The following graph shows how the number of riders vary throughout the day and again, compares the members vs the casual riders. The members doesn’t follow a complete pattern, however we see that it does spike at around 08:00 and 17:00 which is when people would be travelling to and from work. This could suggest that members generally use the bikes for this purpose.
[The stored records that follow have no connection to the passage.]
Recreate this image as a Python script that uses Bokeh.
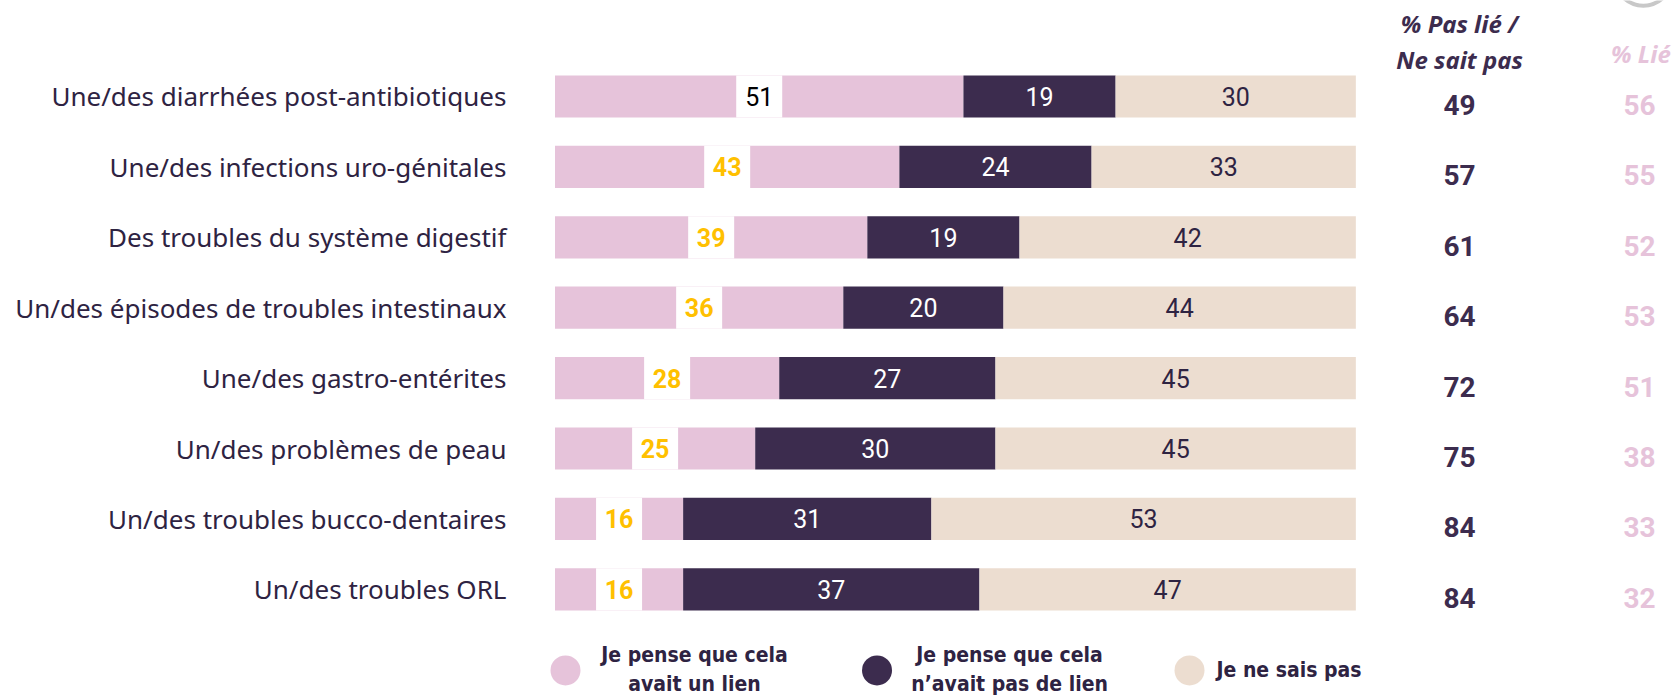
from bokeh.plotting import figure
from bokeh.models import Range1d
from bokeh.core.properties import value
from bokeh.embed import file_html
from bokeh.resources import INLINE

categories = [
    "Une/des diarrhées post-antibiotiques",
    "Une/des infections uro-génitales",
    "Des troubles du système digestif",
    "Un/des épisodes de troubles intestinaux",
    "Une/des gastro-entérites",
    "Un/des problèmes de peau",
    "Un/des troubles bucco-dentaires",
    "Un/des troubles ORL",
]
lien = [51, 43, 39, 36, 28, 25, 16, 16]
pas_lien = [19, 24, 19, 20, 27, 30, 31, 37]
ne_sait = [30, 33, 42, 44, 45, 45, 53, 47]
pct_pas_lie_nsp = [49, 57, 61, 64, 72, 75, 84, 84]
pct_lie = [56, 55, 52, 53, 51, 38, 33, 32]
series_names = ["Je pense que cela\navait un lien", "Je pense que cela\nn’avait pas de lien", "Je ne sais pas"]

PINK = "#E6C3DA"
DARK = "#3C2C4E"
BEIGE = "#ECDDD0"
GOLD = "#FFC000"
TXT = "#2E2342"

W, H = 1672, 695
p = figure(width=W, height=H, output_backend="svg", toolbar_location=None,
           x_range=Range1d(-69.24, 139.54), y_range=Range1d(8.5085, -1.3636),
           min_border=0, outline_line_color=None)
p.axis.visible = False
p.grid.visible = False
p.background_fill_color = "white"
p.border_fill_color = "white"

n = len(categories)
ys = list(range(n))
l0 = [0] * n
l1 = lien[:]
l2 = [a + b for a, b in zip(lien, pas_lien)]
l3 = [a + b + c for a, b, c in zip(lien, pas_lien, ne_sait)]

bh = 0.6
p.hbar(y=ys, left=l0, right=l1, height=bh, fill_color=PINK, line_color=None)
p.hbar(y=ys, left=l1, right=l2, height=bh, fill_color=DARK, line_color=None)
p.hbar(y=ys, left=l2, right=l3, height=bh, fill_color=BEIGE, line_color=None)

# pink labels in white boxes
c1 = [(a + b) / 2 for a, b in zip(l0, l1)]
p.rect(x=c1, y=ys, width=46, height=bh, width_units="screen", fill_color="white", line_color=None)
lab_col = ["#000000" if v >= 50 else GOLD for v in lien]
p.text(x=c1, y=ys, text=[str(v) for v in lien], text_color=lab_col,
       text_font=value("Roboto"), text_font_size="25px",
       text_font_style=["normal" if v >= 50 else "bold" for v in lien],
       text_align="center", text_baseline="middle")
c2 = [(a + b) / 2 for a, b in zip(l1, l2)]
p.text(x=c2, y=ys, text=[str(v) for v in pas_lien], text_color="white",
       text_font=value("Roboto"), text_font_size="25px",
       text_align="center", text_baseline="middle")
c3 = [(a + b) / 2 for a, b in zip(l2, l3)]
p.text(x=c3, y=ys, text=[str(v) for v in ne_sait], text_color=TXT,
       text_font=value("Roboto"), text_font_size="25px",
       text_align="center", text_baseline="middle")

# category labels
p.text(x=[-6.06] * n, y=ys, text=categories, text_color=TXT,
       text_font=value("Noto Sans"), text_font_size="26px",
       text_align="right", text_baseline="middle")

# right columns
p.text(x=[112.95] * n, y=[y + 0.12 for y in ys], text=[str(v) for v in pct_pas_lie_nsp], text_color=DARK,
       text_font=value("Roboto"), text_font_size="28px", text_font_style="bold",
       text_align="center", text_baseline="middle")
p.text(x=[135.43] * n, y=[y + 0.12 for y in ys], text=[str(v) for v in pct_lie], text_color=PINK,
       text_font=value("Roboto"), text_font_size="28px", text_font_style="bold",
       text_align="center", text_baseline="middle")
p.text(x=[112.95, 112.95], y=[-1.037, -0.526], text=["% Pas lié /", "Ne sait pas"], text_color=DARK,
       text_font=value("Noto Sans"), text_font_size="24px", text_font_style="bold italic",
       text_align="center", text_baseline="middle")
p.text(x=[135.6], y=[-0.611], text=["% Lié"], text_color=PINK,
       text_font=value("Noto Sans"), text_font_size="24px", text_font_style="bold italic",
       text_align="center", text_baseline="middle")

# decorative partial circle at top right
p.circle(x=[135.9], y=[-1.70], radius=3.6, fill_color=None, line_color="#C8C8C8", line_width=4)

# legend
p.scatter(x=[1.31, 40.21, 79.23], y=[8.153] * 3, size=30, marker="circle",
          fill_color=[PINK, DARK, BEIGE], line_color=None)
lx = [17.42, 56.76]
for i in range(2):
    lines = series_names[i].split("\n")
    p.text(x=[lx[i]] * 2, y=[7.94, 8.345], text=lines, text_color=TXT,
           text_font=value("DejaVu Sans Condensed"), text_font_size="21px", text_font_style="bold",
           text_align="center", text_baseline="middle")
p.text(x=[82.6], y=[8.153], text=[series_names[2]], text_color=TXT,
       text_font=value("DejaVu Sans Condensed"), text_font_size="21px", text_font_style="bold",
       text_align="left", text_baseline="middle")

open("out.html", "w").write(file_html(p, INLINE))
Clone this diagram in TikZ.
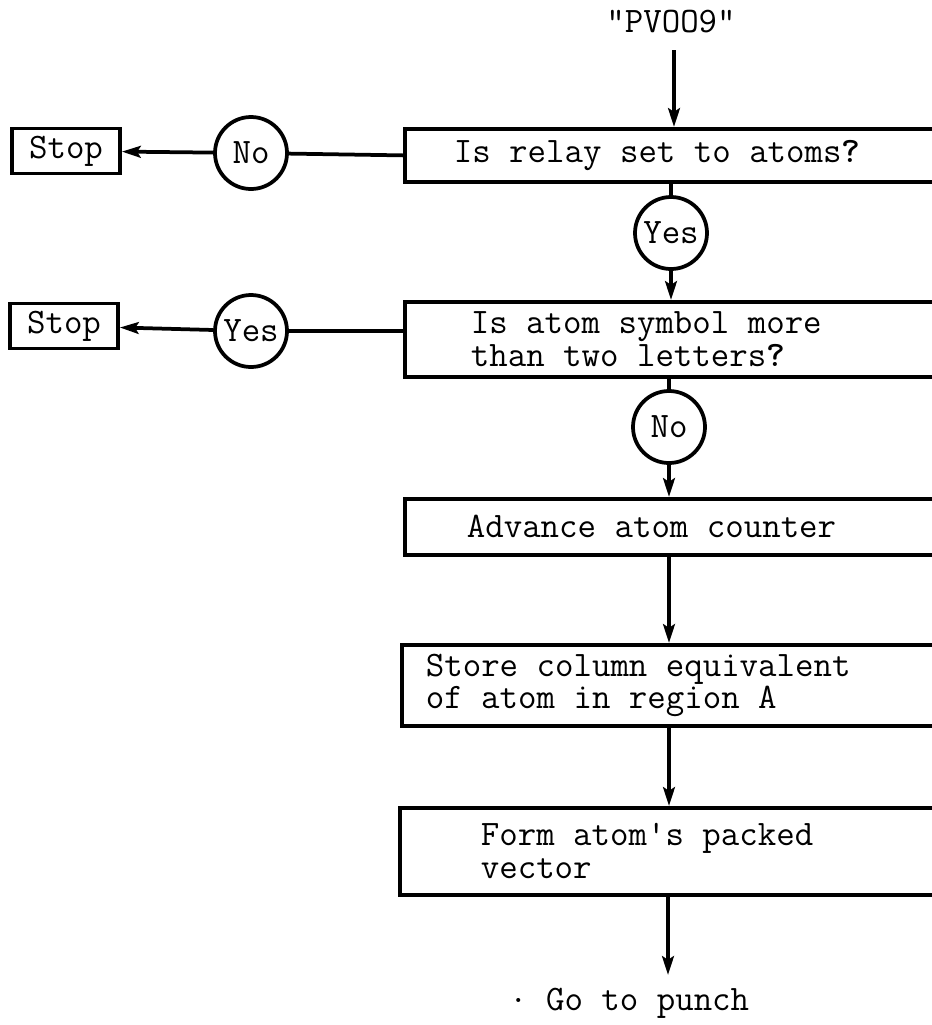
\documentclass[tikz,border=0pt]{standalone}
\usetikzlibrary{positioning, arrows.meta}

\tikzset{
    ink/.style={line width=3.2pt},
    flow/.style={ink, -{Stealth[length=16pt, width=10pt, inset=3pt]}},
    procbox/.style 2 args={ink, draw, rectangle, anchor=north west, align=flush left,
        text width=18cm, inner xsep=#1, minimum height=#2},
    dec/.style={ink, draw, circle, minimum size=2.16cm, inner sep=0pt},
    endbox/.style={ink, draw, rectangle, minimum width=3.24cm, minimum height=1.35cm, inner sep=0pt},
}

\begin{document}
\begin{tikzpicture}[x=0.03cm, y=-0.03cm, font=\ttfamily\fontsize{30.6pt}{28pt}\selectfont]
    \useasboundingbox (0,0) rectangle (932,1025);

    % Entry label
    \node (pv) at (671,22) {\textquotedbl PVOO9\textquotedbl};
    \coordinate (entry) at (674,50);

    % Process boxes, cut off at the right edge
    \node[procbox={1.47cm}{1.59cm}] (b1) at (403,127) {Is relay set to atoms\textbf{?}};
    \node[procbox={1.98cm}{2.25cm}] (b2) at (403,300) {Is atom symbol more\\than two letters\textbf{?}};
    \node[procbox={1.86cm}{1.68cm}] (b3) at (403,497) {Advance atom counter};
    \node[procbox={0.72cm}{2.43cm}] (b4) at (400,643) {Store column equivalent\\of atom in region A};
    \node[procbox={2.43cm}{2.61cm}] (b5) at (398,806) {Form atom\textquotesingle s packed\\vector};

    % Decision circles
    \node[dec] (n1) at (251,153) {No};
    \node[dec] (y1) at (671,233) {Yes};
    \node[dec] (y2) at (251,331) {Yes};
    \node[dec] (n2) at (669,427) {No};

    % Stop boxes
    \node[endbox] (stop1) at (66,151) {Stop};
    \node[endbox] (stop2) at (64,326) {Stop};

    % Exit
    \coordinate (exit) at (668,975);
    \node[anchor=west] (punch) at (505,1003) {\raisebox{.5ex}{.} Go to punch};

    % Connectors
    \draw[flow] (entry) -- (entry |- b1.north);
    \draw[ink] (b1.west) -- (n1);
    \draw[flow] (n1) -- (stop1);
    \draw[ink] (b1.south -| y1) -- (y1);
    \draw[flow] (y1) -- (y1 |- b2.north);
    \draw[ink] (b2.west |- y2) -- (y2);
    \draw[flow] (y2) -- (stop2);
    \draw[ink] (b2.south -| n2) -- (n2);
    \draw[flow] (n2) -- (n2 |- b3.north);
    \foreach \a/\b in {b3/b4, b4/b5}{
        \draw[flow] (\a.south -| n2) -- (\b.north -| n2);
    }
    \draw[flow] (b5.south -| exit) -- (exit);

\end{tikzpicture}
\end{document}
Casual members seems to increase throughout the day and peaks at around 16:00.

#visualize how bikes are used at each hour of day
all_trips_v2 %>% 
  mutate(hour_start = hour(started_at)) %>% 
  group_by(member_casual, hour_start) %>% 
  summarise(number_of_rides = n()
            ,average_duration = mean(ride_length)) %>% 
  arrange(member_casual, hour_start)  %>% 
  ggplot(aes(x = hour_start, y = number_of_rides, fill = member_casual)) +
  geom_col(position = "dodge") +
  labs(x = "hour of day",
       y= "no. of rides",
       title = "Number of rides each hour of day")
## `summarise()` has grouped output by 'member_casual'. You can override using the
## `.groups` argument.

Then, we seen how the number of rides is impacted over a year. Below is a plot that shows how the number of rides changes over a year. As expected, during the winter season, the amount of rides that occur is much smaller than that of the summer time. Also, during the winter season there were more membership riders than casual whilst during June to August the amount of rides are much more similar.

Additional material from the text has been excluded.